The iWATCH program is designed to be easily adopted by law enforcement agencies nationwide. The marketing materials, which include the iWATCH brand, a community training video, Public Service Announcements (PSAs), brochures and posters, can be modified to reflect any particular city or community, and create an iconic image that can become the umbrella program for the nation.

“Any street cop will tell you that crime prevention occurs best at the local level and terrorist-related crime prevention is no different,” said Chief Bratton. “The problem has always been that individuals have varying thresholds at which they feel compelled to notify authorities when the activity is not overtly terrorist related.
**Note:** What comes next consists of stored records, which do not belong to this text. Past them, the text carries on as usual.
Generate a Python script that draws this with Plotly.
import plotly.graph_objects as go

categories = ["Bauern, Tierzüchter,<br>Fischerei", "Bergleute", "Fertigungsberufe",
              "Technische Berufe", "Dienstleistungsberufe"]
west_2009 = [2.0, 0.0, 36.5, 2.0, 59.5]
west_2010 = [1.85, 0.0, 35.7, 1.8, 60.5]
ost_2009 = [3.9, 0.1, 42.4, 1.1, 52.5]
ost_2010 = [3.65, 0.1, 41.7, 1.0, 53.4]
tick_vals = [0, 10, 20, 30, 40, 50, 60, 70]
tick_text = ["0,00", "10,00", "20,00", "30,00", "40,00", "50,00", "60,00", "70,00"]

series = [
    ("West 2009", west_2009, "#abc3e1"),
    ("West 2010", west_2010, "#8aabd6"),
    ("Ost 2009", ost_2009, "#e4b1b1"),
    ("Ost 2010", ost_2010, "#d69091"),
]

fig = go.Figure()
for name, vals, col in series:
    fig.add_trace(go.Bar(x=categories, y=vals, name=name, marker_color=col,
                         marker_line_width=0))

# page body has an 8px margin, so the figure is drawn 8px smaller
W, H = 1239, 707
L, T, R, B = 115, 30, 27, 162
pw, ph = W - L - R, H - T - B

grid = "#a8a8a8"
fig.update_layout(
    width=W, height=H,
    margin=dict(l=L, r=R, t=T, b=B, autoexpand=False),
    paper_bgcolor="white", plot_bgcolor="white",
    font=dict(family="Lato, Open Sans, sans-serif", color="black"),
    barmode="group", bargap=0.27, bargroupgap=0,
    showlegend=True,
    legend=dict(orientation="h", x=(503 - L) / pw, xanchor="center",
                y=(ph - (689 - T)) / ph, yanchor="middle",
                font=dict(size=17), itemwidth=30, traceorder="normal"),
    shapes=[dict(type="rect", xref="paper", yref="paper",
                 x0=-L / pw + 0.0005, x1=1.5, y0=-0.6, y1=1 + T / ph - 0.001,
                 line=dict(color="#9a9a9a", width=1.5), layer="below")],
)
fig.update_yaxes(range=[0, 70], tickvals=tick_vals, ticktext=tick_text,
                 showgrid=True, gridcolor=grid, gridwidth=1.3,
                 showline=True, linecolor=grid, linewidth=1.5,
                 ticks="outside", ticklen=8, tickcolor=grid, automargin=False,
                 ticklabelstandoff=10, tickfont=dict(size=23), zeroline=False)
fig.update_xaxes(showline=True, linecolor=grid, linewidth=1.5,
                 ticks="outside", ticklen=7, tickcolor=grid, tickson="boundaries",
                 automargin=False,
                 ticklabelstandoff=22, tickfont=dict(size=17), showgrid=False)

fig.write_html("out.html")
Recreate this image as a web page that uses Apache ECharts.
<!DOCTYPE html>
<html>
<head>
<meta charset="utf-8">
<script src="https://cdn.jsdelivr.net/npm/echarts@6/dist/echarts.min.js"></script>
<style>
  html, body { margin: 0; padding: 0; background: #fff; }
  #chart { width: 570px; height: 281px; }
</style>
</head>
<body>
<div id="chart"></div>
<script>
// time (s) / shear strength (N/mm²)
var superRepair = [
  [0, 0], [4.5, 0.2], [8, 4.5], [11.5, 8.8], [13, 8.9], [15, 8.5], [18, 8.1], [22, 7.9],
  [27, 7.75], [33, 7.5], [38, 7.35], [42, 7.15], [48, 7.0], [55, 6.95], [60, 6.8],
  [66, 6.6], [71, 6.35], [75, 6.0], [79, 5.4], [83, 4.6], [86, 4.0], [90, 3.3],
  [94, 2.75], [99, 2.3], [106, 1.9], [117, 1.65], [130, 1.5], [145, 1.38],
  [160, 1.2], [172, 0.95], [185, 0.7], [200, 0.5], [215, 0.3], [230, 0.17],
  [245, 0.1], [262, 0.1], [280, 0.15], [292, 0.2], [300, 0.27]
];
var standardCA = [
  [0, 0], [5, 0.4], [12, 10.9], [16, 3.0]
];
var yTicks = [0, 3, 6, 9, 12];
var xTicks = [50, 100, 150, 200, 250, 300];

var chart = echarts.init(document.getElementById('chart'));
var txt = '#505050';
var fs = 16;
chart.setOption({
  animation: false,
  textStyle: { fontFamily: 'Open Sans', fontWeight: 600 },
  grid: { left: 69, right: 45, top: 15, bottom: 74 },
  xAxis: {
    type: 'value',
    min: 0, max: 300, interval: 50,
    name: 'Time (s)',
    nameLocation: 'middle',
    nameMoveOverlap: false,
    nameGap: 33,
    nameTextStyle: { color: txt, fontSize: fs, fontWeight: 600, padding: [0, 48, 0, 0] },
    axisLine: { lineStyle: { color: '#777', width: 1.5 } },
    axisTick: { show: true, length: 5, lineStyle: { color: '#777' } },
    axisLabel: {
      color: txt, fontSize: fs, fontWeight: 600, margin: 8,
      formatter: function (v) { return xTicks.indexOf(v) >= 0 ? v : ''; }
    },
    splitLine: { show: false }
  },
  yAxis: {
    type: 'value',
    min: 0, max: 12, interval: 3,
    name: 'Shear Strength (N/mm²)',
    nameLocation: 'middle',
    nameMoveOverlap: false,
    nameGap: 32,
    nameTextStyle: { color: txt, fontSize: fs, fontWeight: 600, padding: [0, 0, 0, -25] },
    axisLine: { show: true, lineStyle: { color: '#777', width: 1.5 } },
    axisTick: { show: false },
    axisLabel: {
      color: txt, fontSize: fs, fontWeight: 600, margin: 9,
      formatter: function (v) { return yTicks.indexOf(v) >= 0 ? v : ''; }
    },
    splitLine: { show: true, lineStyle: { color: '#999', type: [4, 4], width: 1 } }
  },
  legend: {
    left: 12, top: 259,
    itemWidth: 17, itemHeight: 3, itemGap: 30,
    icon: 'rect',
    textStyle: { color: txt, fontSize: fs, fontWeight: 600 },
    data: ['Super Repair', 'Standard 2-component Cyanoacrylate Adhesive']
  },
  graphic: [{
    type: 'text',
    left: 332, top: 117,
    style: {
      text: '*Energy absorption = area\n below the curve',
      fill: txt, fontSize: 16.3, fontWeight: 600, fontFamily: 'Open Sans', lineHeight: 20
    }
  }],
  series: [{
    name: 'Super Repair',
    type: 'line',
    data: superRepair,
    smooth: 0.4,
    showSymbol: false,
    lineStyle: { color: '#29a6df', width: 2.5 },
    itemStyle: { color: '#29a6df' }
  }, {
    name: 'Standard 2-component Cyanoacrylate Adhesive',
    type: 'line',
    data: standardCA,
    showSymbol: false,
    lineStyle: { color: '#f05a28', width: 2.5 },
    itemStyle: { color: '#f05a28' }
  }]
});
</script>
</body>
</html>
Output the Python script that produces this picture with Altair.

The iWATCH program is a giant leap toward overcoming this problem and literally provides millions of new eyes and ears in the terrorism prevention effort.”


Each city or agency can create its own iWATCH website where the public can learn more about the program, educate the public on specific behaviors and activities, download videos and brochures, and set up a reporting process.

2 comments:

  1. Maybe we now need iWatch-Watch!!

    IWW

    ReplyDelete
  2. How about an iWATCH that has people looking after their neighbors' needs - like do they have enough food? do the kids need medicine? is ther an elderly widow living alone who might need a ride to the store when you go? That's neighborhood watching. That's taking care of each other. And that kind of community-building facilitates trust, not fear. I guess the state loses power once we lose all our fear.

    Yes! that is indeed the kind of neighborhood watch/community building that we need! Thank you for articulating that so wonderfully.